La Haut-Commissaire des Nations-Unies aux Droits de l’homme, Michelle Bachelet, a exprimé son indignation vendredi 26 octobre à Genève face aux expulsions collectives par le gouvernement Angolais d’environ 330.000 ressortissants congolais. Une décision prise depuis début octobre à l’encontre des non-nationaux en situation irrégulière.
L’Onu estime que cette décision va à l’encontre du droit international et de la Charte africaine des droits de l’homme et des peuples qui interdisent l’expulsion collective de non-nationaux sans une évaluation individuelle ou d’autres garanties d’une procédure régulière. A ce jour, les personnes rapatriées se retrouvent dans une situation extrêmement précaire dans les provinces frontalières du Kasaï central et du Kwango en RDCongo.
Certains des migrants sont accueillis par des familles ou dans des abris de fortune mais beaucoup dorment dans les rues, avec un accès insuffisant aux soins de la santé et à la nourriture, de graves pénuries d’eau et un manque d’hygiène adéquate. « En expulsant un si grand nombre de personnes en si peu de temps, l’Angola a mis des dizaines de milliers de familles en danger », a déclaré la Haut-Commissaire des Nations-Unies aux Droits de l’homme.
Les expulsés abusés de toutes parts
L’ONU hausse le ton et lance un appel à l’endroit de l’Angola pour la cessation des expulsions et a mis en garde tous les responsables de violations des droits de l’homme. « J’appelle le Gouvernement angolais à suspendre les expulsions en cours jusqu’à ce qu’il puisse s’assurer que tous les retours seront effectués dans le plein respect de l’état de droit et des droits de l’homme de tous les migrants touchés. J’exhorte également le Gouvernement à veiller à ce que les forces de sécurité et les autres responsables de violations commises au cours de ces expulsions répondent de leurs actes devant la justice », a souligné la patronne des droits de l’homme de l’ONU.

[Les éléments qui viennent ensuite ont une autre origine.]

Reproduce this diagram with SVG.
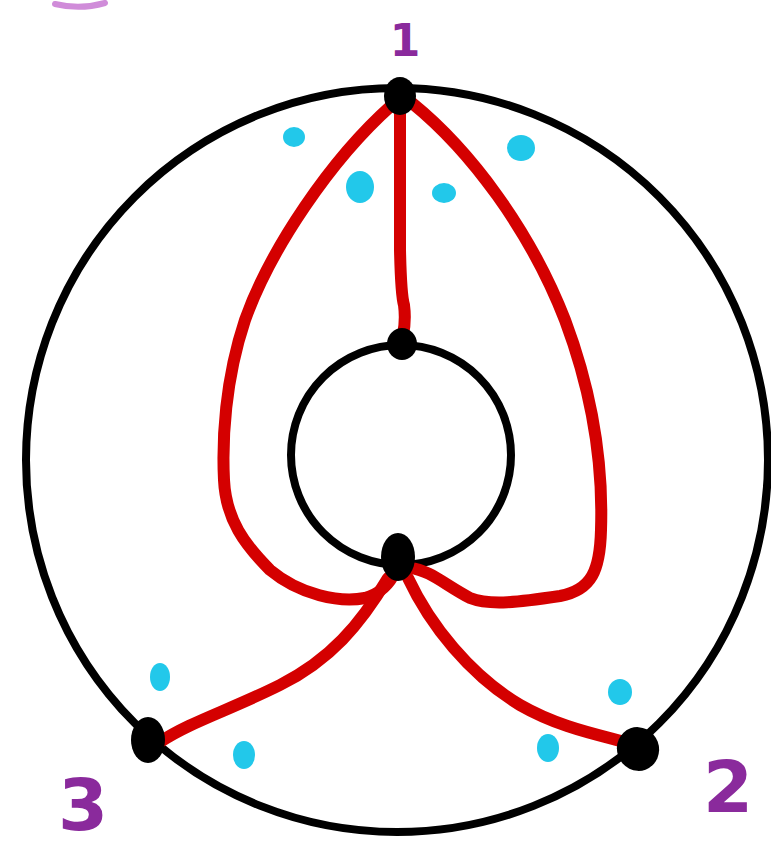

Ces expulsions collectives ont entraîné de graves violations des droits de l’homme par les forces de sécurité des deux côtés de la frontière. Les forces de sécurité en Angola ont fait un usage excessif de la force lors de leurs opérations d’expulsion de ressortissants congolais et auraient fait six morts.
L’équipe du Bureau Conjoint des Nations-Unies aux Droits de l’homme a également reçu de nombreuses autres allégations de meurtres qu’elle n’a pas été en mesure de confirmer. Les rapports suggèrent également qu’au moins 100 personnes ont été blessées. Plusieurs migrants ont également affirmé qu’à leur arrivée à Kamako, elles ont été soumises par les forces de défense et de sécurité en RDC à des extorsions et à une imposition de taxes illégales. Il y a eu des allégations de détention arbitraire de retournés.
L’ombre de cycles des violences au Kasaï
Michelle Bachelet a également exhorté le Gouvernement de la RDC à veiller à ce que les rapatriés soient protégés contre les extorsions menées par les forces de sécurité et les violences, en particulier étant donné l’absence continue de poursuites pour les graves violations des droits humains commises dans la région du Kasaï entre 2016 et 2017.
« J’exhorte le Gouvernement de la RDC à veiller à ce que les membres des forces de sécurité susceptibles d’être responsables de violations passées et présentes à l’encontre de personnes, quelque soit leur appartenance ethnique, fassent l’objet d’enquêtes en vue de garantir la justice aux victimes, » a-t-elle déclaré. Il a été rapporté que des membres de l’ethnie Tshokwe se sont joints aux forces de sécurité angolaises pour procéder aux expulsions.
Compte tenu de la présence continue de groupes armés, divisés sur la base de considérations ethniques dans la région du Kasaï, la Haut-Commissaire Bachelet a mis en garde contre un risque de violence intercommunautaire si la situation n’était pas gérée avec soin par les autorités. « À défaut, je crains que nous n’assistions à une répétition des cycles de violences terribles qui ont éclaté dans le Kasaï en 2016». La Haut-Commissaire a également appelé le gouvernement de la RDC et la communauté internationale à redoubler d’efforts pour répondre aux besoins humanitaires urgents des rapatriés dans le Kasaï, le Kasaï central et le Kwango.